_TASK REQUIREMENTS_. Look through the data below and return each line where "matplotlib" appears.

_MATERIAL_.
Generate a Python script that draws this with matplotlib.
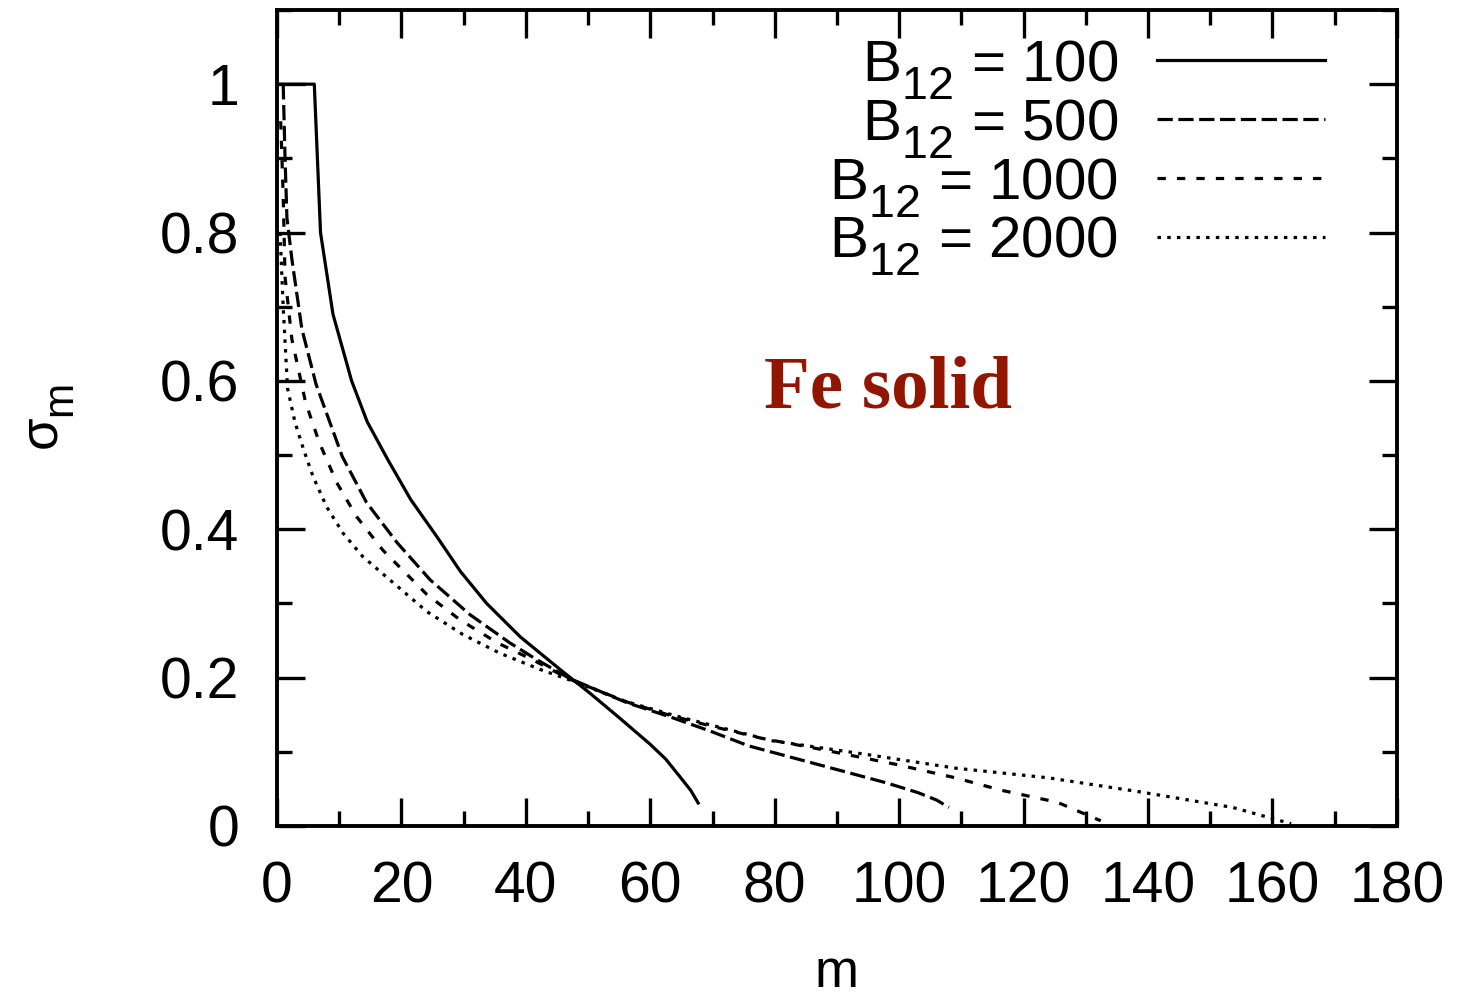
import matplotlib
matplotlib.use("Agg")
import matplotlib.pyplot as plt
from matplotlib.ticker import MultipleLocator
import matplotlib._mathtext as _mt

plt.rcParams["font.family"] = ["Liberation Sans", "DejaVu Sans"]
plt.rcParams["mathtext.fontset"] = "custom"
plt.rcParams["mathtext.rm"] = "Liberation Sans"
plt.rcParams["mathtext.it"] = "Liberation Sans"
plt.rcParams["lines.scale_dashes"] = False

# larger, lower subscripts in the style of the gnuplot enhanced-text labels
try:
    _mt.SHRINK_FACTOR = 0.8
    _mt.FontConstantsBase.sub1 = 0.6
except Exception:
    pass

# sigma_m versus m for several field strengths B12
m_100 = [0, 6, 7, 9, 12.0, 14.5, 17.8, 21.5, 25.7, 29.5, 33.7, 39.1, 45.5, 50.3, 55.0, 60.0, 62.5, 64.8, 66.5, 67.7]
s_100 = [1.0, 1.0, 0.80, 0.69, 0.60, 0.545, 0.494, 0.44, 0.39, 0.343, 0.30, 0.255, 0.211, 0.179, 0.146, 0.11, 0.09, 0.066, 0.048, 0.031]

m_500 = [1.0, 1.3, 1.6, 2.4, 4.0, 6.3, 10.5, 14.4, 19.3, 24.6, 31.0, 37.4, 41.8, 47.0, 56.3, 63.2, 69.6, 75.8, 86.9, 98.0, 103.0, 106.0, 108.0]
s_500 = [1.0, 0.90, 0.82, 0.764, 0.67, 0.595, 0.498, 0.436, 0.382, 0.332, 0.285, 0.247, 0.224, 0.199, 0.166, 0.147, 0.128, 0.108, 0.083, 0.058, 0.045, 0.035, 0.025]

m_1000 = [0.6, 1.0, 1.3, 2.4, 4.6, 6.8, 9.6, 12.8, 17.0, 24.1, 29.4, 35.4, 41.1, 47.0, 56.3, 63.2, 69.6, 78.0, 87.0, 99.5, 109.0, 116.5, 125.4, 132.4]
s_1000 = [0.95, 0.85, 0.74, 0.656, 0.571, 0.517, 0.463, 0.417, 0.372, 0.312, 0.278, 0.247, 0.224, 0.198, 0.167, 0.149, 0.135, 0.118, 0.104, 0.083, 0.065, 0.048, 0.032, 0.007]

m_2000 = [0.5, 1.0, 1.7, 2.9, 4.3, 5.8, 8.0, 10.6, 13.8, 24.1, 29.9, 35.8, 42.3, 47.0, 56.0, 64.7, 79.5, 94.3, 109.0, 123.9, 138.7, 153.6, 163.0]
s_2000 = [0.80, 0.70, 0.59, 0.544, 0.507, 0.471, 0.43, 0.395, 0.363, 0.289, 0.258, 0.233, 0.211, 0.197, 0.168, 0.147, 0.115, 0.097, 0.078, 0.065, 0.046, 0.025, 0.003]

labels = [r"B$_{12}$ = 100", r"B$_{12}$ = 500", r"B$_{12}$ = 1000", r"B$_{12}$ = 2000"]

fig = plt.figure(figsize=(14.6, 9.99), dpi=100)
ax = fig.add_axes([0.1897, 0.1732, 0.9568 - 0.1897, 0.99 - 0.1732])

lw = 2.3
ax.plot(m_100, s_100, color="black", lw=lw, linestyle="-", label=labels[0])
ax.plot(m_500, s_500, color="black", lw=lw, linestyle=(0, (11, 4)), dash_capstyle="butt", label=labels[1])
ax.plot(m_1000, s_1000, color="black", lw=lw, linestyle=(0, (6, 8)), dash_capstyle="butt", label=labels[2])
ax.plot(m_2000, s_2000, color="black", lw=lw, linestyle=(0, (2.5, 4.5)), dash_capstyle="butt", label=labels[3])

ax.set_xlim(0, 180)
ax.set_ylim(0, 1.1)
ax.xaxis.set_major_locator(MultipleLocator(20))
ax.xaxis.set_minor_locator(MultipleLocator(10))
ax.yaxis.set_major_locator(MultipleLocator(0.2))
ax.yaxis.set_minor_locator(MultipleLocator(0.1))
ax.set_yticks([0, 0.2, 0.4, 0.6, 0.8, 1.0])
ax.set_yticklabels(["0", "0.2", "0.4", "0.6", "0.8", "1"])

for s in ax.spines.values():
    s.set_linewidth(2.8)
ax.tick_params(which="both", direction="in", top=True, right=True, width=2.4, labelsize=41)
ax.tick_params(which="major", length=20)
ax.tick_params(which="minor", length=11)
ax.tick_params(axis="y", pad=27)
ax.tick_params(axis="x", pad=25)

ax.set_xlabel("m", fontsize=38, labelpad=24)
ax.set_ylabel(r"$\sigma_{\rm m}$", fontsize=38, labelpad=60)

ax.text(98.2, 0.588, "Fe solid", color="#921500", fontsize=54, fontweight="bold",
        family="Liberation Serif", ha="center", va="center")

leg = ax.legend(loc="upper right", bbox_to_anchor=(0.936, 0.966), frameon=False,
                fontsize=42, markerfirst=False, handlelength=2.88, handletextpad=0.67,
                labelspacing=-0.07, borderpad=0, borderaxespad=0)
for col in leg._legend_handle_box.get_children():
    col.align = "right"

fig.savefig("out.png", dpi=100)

_EXERCISE RESULT_.
Generate a Python script that draws this with matplotlib.
import matplotlib
matplotlib.use("Agg")
import matplotlib.pyplot as plt
from matplotlib.ticker import MultipleLocator
import matplotlib._mathtext as _mt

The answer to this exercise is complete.